I have the mysql database stored in /home/mysql instead of /var/lib/mysql. The directory used to be owned by mysql. However, when I run the command docker-compose up with this yml file:

version: '3'
services:
  mariadb:
    image: mariadb
    restart: always
    volumes:
     - /home/mysql:/var/lib/mysql
  elasticsearch:
    image: docker.elastic.co/elasticsearch/elasticsearch:5.6.4
    environment:
      - "ES_JAVA_OPTS=-Xms750m -Xmx750m"
      - bootstrap.memory_lock=false
  site:
    build: .
    volumes:
      - "./app:/app"
    links:
      - mariadb:mysql
    environment:
      - DOCKER_IP=172.19.0.2
    depends_on: ['elasticsearch','mariadb']
    ports:
      - "3000:3000"

The docker container is able to run, but the entire folder and files in /home/mysql are owned by systemd-journal-remote, which causes the node server fails to connect to mariadb. I have to stop the docker instance, restore the mysql folder ownership and delete ib_logfile0 and ib_logfile1.
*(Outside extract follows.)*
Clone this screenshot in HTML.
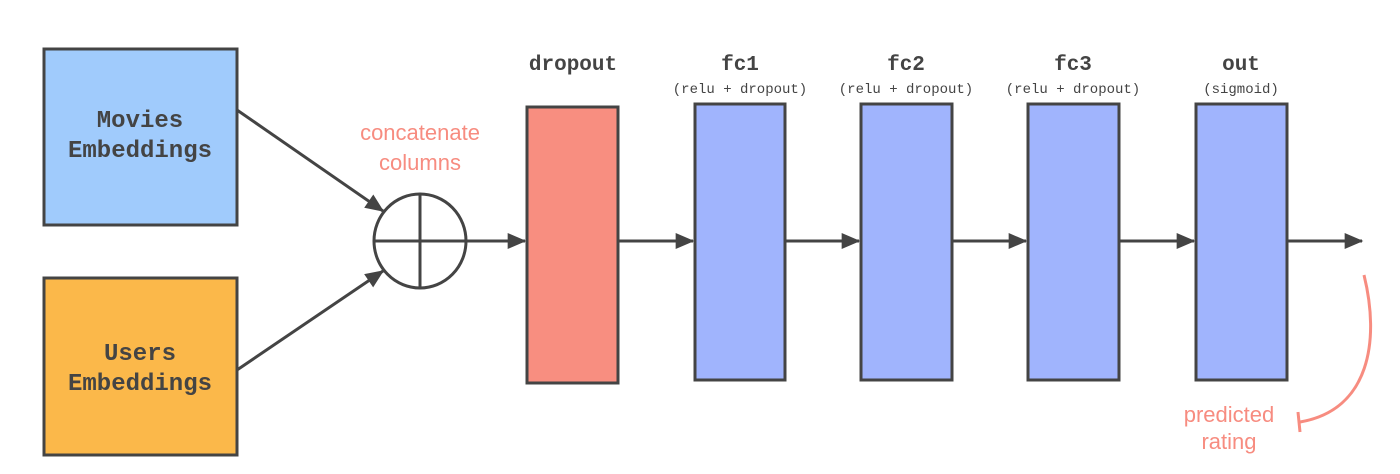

Why does mounting /home/mysql cause such a fatal problem?

Update:

My solution is to add user: "mysql":

version: '3'
services:
  mariadb:
    image: mariadb
    restart: always
    volumes:
     - /home/mysql:/var/lib/mysql
    user: "mysql"
  elasticsearch:
    image: docker.elastic.co/elasticsearch/elasticsearch:5.6.4
    environment:
      - "ES_JAVA_OPTS=-Xms750m -Xmx750m"
      - bootstrap.memory_lock=false
  site:
    build: .
    volumes:
      - "./app:/app"
    links:
      - mariadb:mysql
    environment:
      - DOCKER_IP=172.19.0.2
    depends_on: ['elasticsearch','mariadb']
    ports:
      - "3000:3000"

回答1:

You should start Docker's container with --user parameter. If you do this and set the same uid:gid as owner of the MySQL storage you will no have problems with permissions. You have to check how exactly to do this in Docker Compose because I show you example for normal command line execution



回答2:

Most likely, uid of your user systemd-journal-remote is the same as uid of user mysqld in container. Check with ls -n. To avoid confusion, either use common uids, perhaps test as root:root with chmod o+rwx.